College Park residents who are not U.S. citizens might soon be eligible to vote in city elections. The issue, discussed at Tuesday night’s College Park City Council work session, has been considered for several months now. It was first raised in May, when District 1 Councilman Patrick Wojahn brought it up at a work session on behalf of a resident.
“These residents have an investment in their community and want to see College Park thrive and do well,” Wojahn said. “We should give them the opportunity to participate.”
College Park law prohibits noncitizen residents from voting. Meanwhile, nearby cities such as Takoma Park have supplemental voter lists, which allow anyone who is a resident to register separately regardless of their citizenship status.

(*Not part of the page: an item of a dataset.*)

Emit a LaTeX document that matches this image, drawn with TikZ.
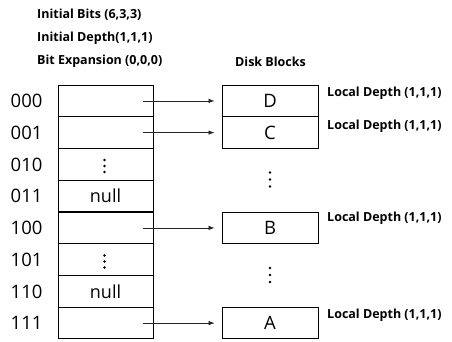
\documentclass[tikz,border=0pt]{standalone}
\usepackage{fontspec}
\setmainfont{Open Sans}
\usetikzlibrary{arrows.meta}
\begin{document}
\begin{tikzpicture}[x=1pt,y=-1pt,
  cell/.style={draw,line width=1pt,minimum width=95pt,minimum height=31.75pt,inner sep=0pt,font=\fontsize{18}{20}\selectfont},
  blk/.style={draw,line width=1pt,minimum width=96pt,minimum height=31.75pt,inner sep=0pt,font=\fontsize{18.5}{20}\selectfont},
  rowlab/.style={anchor=west,inner sep=0pt,font=\fontsize{18.5}{20}\selectfont},
  boldlab/.style={anchor=west,inner sep=0pt,font=\fontsize{12.5}{14}\selectfont\bfseries},
  ptr/.style={line width=0.6pt,draw=black!85,-{Latex[length=6pt,width=4.5pt]},shorten >=7pt},
  dot/.style={circle,fill,inner sep=0pt,minimum size=2.8pt}]
\useasboundingbox (0,0) rectangle (452,341);
% header texts
\node[boldlab] (t1) at (37,15) {Initial Bits (6,3,3)};
\node[boldlab] (t2) at (37,38) {Initial Depth(1,1,1)};
\node[boldlab] (t3) at (37,61) {Bit Expansion (0,0,0)};
\node[boldlab] (t4) at (235,62) {Disk Blocks};
% table
\node[cell] (r0) at (105.5,100.9) {};
\node[cell] (r1) at (105.5,132.6) {};
\node[cell] (r2) at (105.5,164.4) {};
\node[cell] (r3) at (105.5,196.1) {null};
\node[cell] (r4) at (105.5,227.9) {};
\node[cell] (r5) at (105.5,259.6) {};
\node[cell] (r6) at (105.5,291.4) {null};
\node[cell] (r7) at (105.5,323.1) {};
% vertical dots in table
\foreach \yy in {160,166,172} \node[dot] at (104.5,\yy) {};
\foreach \yy in {255.5,261.5,267.5} \node[dot] at (104.5,\yy) {};
% row labels
\node[rowlab] (l0) at (10.5,100.9) {000};
\node[rowlab] (l1) at (10.5,132.6) {001};
\node[rowlab] (l2) at (10.5,164.4) {010};
\node[rowlab] (l3) at (10.5,196.1) {011};
\node[rowlab] (l4) at (10.5,227.9) {100};
\node[rowlab] (l5) at (10.5,259.6) {101};
\node[rowlab] (l6) at (10.5,291.4) {110};
\node[rowlab] (l7) at (10.5,323.1) {111};
% disk blocks
\node[blk] (D) at (270,100.9) {D};
\node[blk] (C) at (270,132.6) {C};
\node[blk] (B) at (270,227.9) {B};
\node[blk] (A) at (270,323.1) {A};
\foreach \yy in {172.5,179.5,186.5} \node[dot] at (270,\yy) {};
\foreach \yy in {268,275,282} \node[dot] at (270,\yy) {};
% local depth labels
\node[boldlab] (ld) at (327,93) {Local Depth (1,1,1)};
\node[boldlab] (lc) at (327,126.5) {Local Depth (1,1,1)};
\node[boldlab] (lb) at (327,218) {Local Depth (1,1,1)};
\node[boldlab] (la) at (327,315) {Local Depth (1,1,1)};
% pointers
\coordinate (s0) at ([xshift=-11pt]r0.east);
\coordinate (s1) at ([xshift=-11pt]r1.east);
\coordinate (s4) at ([xshift=-11pt]r4.east);
\coordinate (s7) at ([xshift=-11pt]r7.east);
\draw[ptr] (s0) -- (D.west);
\draw[ptr] (s1) -- (C.west);
\draw[ptr] (s4) -- (B.west);
\draw[ptr] (s7) -- (A.west);
\end{tikzpicture}
\end{document}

“We have a hard enough time getting turnout from people who live here,” said Stephanie Stullich, District 3 councilwoman. “We should focus on the long-term residents in our community who can’t participate, although they may be very involved and very active.”
Although the changes would give long-term residents the voice they’ve been missing, some council members reported their constituents were wary of the idea. However, the council members reassured the them that the new voters would be residents just like them.
“Some of our residents are very protective of their right to vote,” District 4 Councilman Alan Hew said. “When I try to defend our reasoning, the strongest argument I can think of is that many of these noncitizens are home-owning residents of College Park.”
Though the changes are intended to target city residents who are not U.S. citizens, they would also affect this university’s international students and faculty, who spend time in the area but are not eligible to vote because of their noncitizen statuses.
“We have a very diverse student body,” Cole Holocker, student liaison to the City Council, said. “Not all the faculty or students are residents of the United States. This would provide an incentive for people to come and live in College Park.”
City staff estimated at the work session that 200 to 300 residents would become newly eligible if the changes were made. The council is still deciding whether these residents would need a green card, visa or both to qualify for voter status.
“We have issues to resolve before we can move forward,” Mayor Andy Fellows said.
The changes, if made, will not go into effect in time for the next election on Nov. 3, 2015, but the council hopes to have them in place for the election after that.